When I was younger I was a big fan of Marvel comics. I loved The Fantastic Four and Spiderman in particular. I remember that US-based comics (Marvel and others) around the 1960s included the most outrageous adverts that offered fantastic products at very low prices. I always remember wanting some of the sea monkeys and also some of the x-rays specs. Though they were inexpensive, USA seemed a million miles away to me at the time and the notion of buying something from the USA and having it delivered to the UK seemed too fantastic. So I never placed an order. Probably a good thing – check out this interesting review of the 10 most outrageous comic-book advertisements. See also here for more about the monkeys!!
I was reminded of all of this when I came across an article today in the Daily Mail about the work of Peter Stults, an American artist who has taken modern movies and imagined how they would have been advertised in the 50s and 60s. Really interesting and evocative.
ps. If you like Marvel you may like to read what I found out about the colour of the Hulk.

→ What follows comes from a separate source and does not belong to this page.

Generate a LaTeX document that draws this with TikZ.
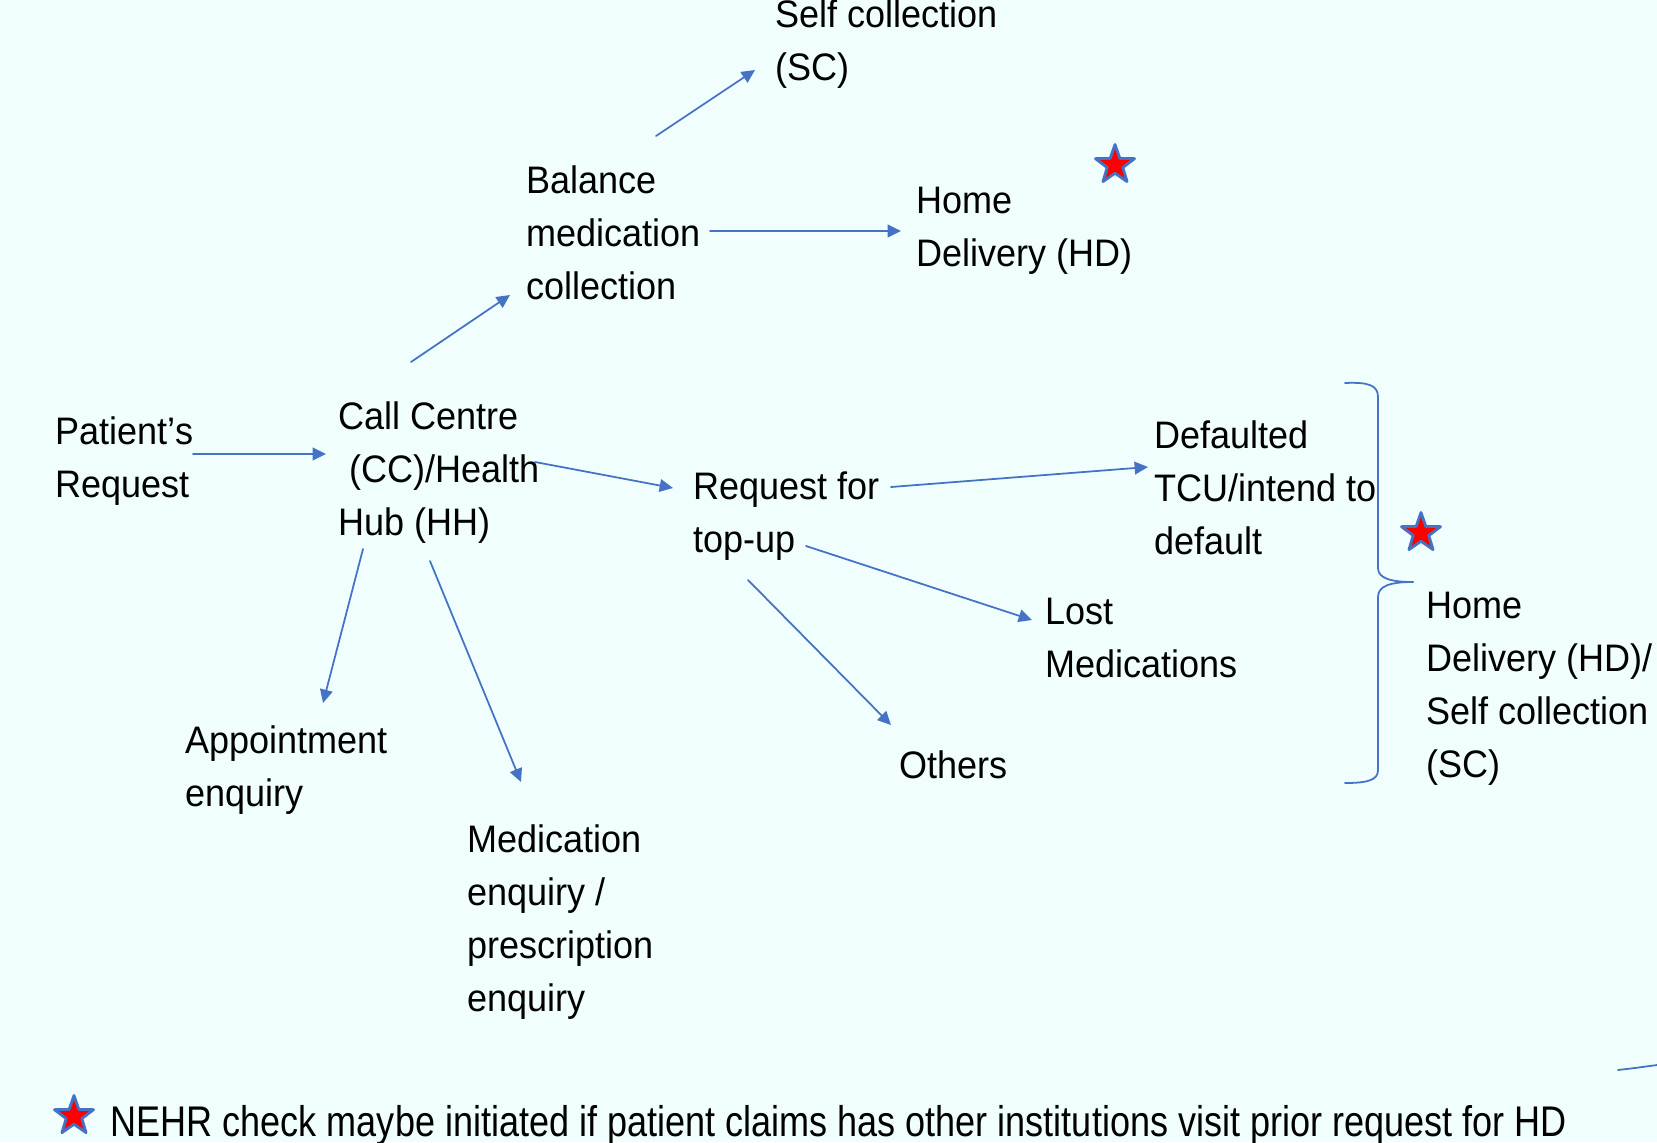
\documentclass[tikz,border=0pt]{standalone}
\usepackage{fontspec}
\setmainfont{Liberation Sans}[FakeStretch=0.94]
\newfontfamily\notefont{Liberation Sans}[FakeStretch=0.84]
\usetikzlibrary{arrows.meta,calc,shapes.geometric}
\definecolor{bgcyan}{RGB}{241,254,254}
\definecolor{lineblue}{RGB}{68,114,196}
\definecolor{starred}{RGB}{255,0,0}
\tikzset{
  lbl/.style={anchor=north west,inner sep=0pt,align=left,font=\fontsize{10.9}{15.1}\selectfont},
  flow/.style={draw=lineblue,line width=0.5pt,-{Triangle[length=3.8pt,width=3.6pt]}},
  nehrstar/.style={star,star points=5,star point ratio=2.5,minimum size=0.41cm,inner sep=0pt,draw=lineblue,fill=starred,line width=0.8pt}
}

\begin{document}
\begin{tikzpicture}[x=0.01cm,y=-0.01cm,line join=round,line cap=round]
\fill[bgcyan] (0,0) rectangle (1657,1142);
\useasboundingbox (0,0) rectangle (1657,1142);
% text of the flow
\node[lbl] (sc) at (775,-1) {Self collection\\(SC)};
\node[lbl] (bal) at (526,165) {Balance\\medication\\collection};
\node[lbl] (hd) at (916,186) {Home\\Delivery (HD)};
\node[lbl] (pat) at (55,416) {Patient’s\\Request};
\node[lbl] (cc) at (338,401) {Call Centre\\\hspace{0.28em}(CC)/Health\\Hub (HH)};
\node[lbl] (req) at (693,471) {Request for\\top-up};
\node[lbl] (dft) at (1154,420) {Defaulted\\TCU/intend to\\default};
\node[lbl] (lost) at (1045,597) {Lost\\Medications};
\node[lbl] (oth) at (899,750) {Others};
\node[lbl] (appt) at (185,725) {Appointment\\enquiry};
\node[lbl] (med) at (467,824) {Medication\\enquiry /\\prescription\\enquiry};
\node[lbl] (hdsc) at (1426,591) {Home\\Delivery (HD)/\\Self collection\\(SC)};
\node[anchor=base west,inner sep=0pt,font=\notefont\fontsize{12.2}{14}\selectfont] (note) at (110,1136) {NEHR check maybe initiated if patient claims has other institutions visit prior request for HD};
% arrows
\draw[flow] ($(pat.north west)+(138,38)$) -- ($(cc.north west)+(-12,53)$);
\draw[flow] ($(cc.north west)+(73,-39)$) -- ($(bal.north west)+(-16,130)$);
\draw[flow] ($(bal.north west)+(130,-29)$) -- ($(sc.north west)+(-20,71)$);
\draw[flow] ($(bal.north west)+(184,66)$) -- ($(hd.north west)+(-15,45)$);
\draw[flow] ($(cc.north west)+(197,61)$) -- ($(req.north west)+(-20,17)$);
\draw[flow] ($(req.north west)+(198,16)$) -- ($(dft.north west)+(-6,47)$);
\draw[flow] ($(req.north west)+(113,75)$) -- ($(lost.north west)+(-13,23)$);
\draw[flow] ($(req.north west)+(55,109)$) -- ($(oth.north west)+(-8,-25)$);
\draw[flow] ($(cc.north west)+(25,148)$) -- ($(appt.north west)+(138,-22)$);
\draw[flow] ($(cc.north west)+(92,160)$) -- ($(med.north west)+(54,-42)$);
% brace
\draw[lineblue,line width=0.5pt] (1345,383) .. controls (1368,382) and (1378,385) .. (1378,397) -- (1378,568)
  .. controls (1378,578) and (1390,582) .. (1413,582);
\draw[lineblue,line width=0.5pt] (1413,582) .. controls (1390,582) and (1378,586) .. (1378,597) -- (1378,770)
  .. controls (1378,780) and (1368,783) .. (1345,783);
\draw[lineblue,line width=0.5pt] (1618,1070) .. controls (1635,1068) .. (1657,1065);
\foreach \n/\x/\y in {st1/1115/165,st2/1421/533,st3/74/1116}{\node[nehrstar] (\n) at (\x,\y) {};}
\end{tikzpicture}
\end{document}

When I was young I used to read Marvel comics. My favourites were Spiderman and The Fantastic Four but I also liked the Hulk and Thor. When I was about 10 (in about 1972) I even had this idea of designing a wrist band that could shoot out web like spiderman. What I needed was a substance that would flow (as a liquid) when it was shot out but then quickly solidified to create the web. I noticed that polystyrene turned liquid under heat and I started to build a prototype. Sadly it never worked. But I often wonder if this incident sparked my interest in chemistry, an interest that led me to study Colour Chemistry at Leeds University in 1983 and finally to my lifelong passion for colour.
I just came across a story that the Hulk was not green in the original comic strip versions. He was grey!! Apparently, in The Hulk’s debut (May 1962, a few days after I was born) Lee chose grey for the Hulk because he wanted a colour that did not suggest any particular ethnic group. The chap in charge of the colour, Stan Goldberg, however, had problems with the grey; colour management was not what it is now and this resulted in several different shades of grey, and even green, in the first issue! Given the colour problems, Lee chose to change the skin colour to green. What a shocker! Next, I’ll probably find out that Spiderman was not real!!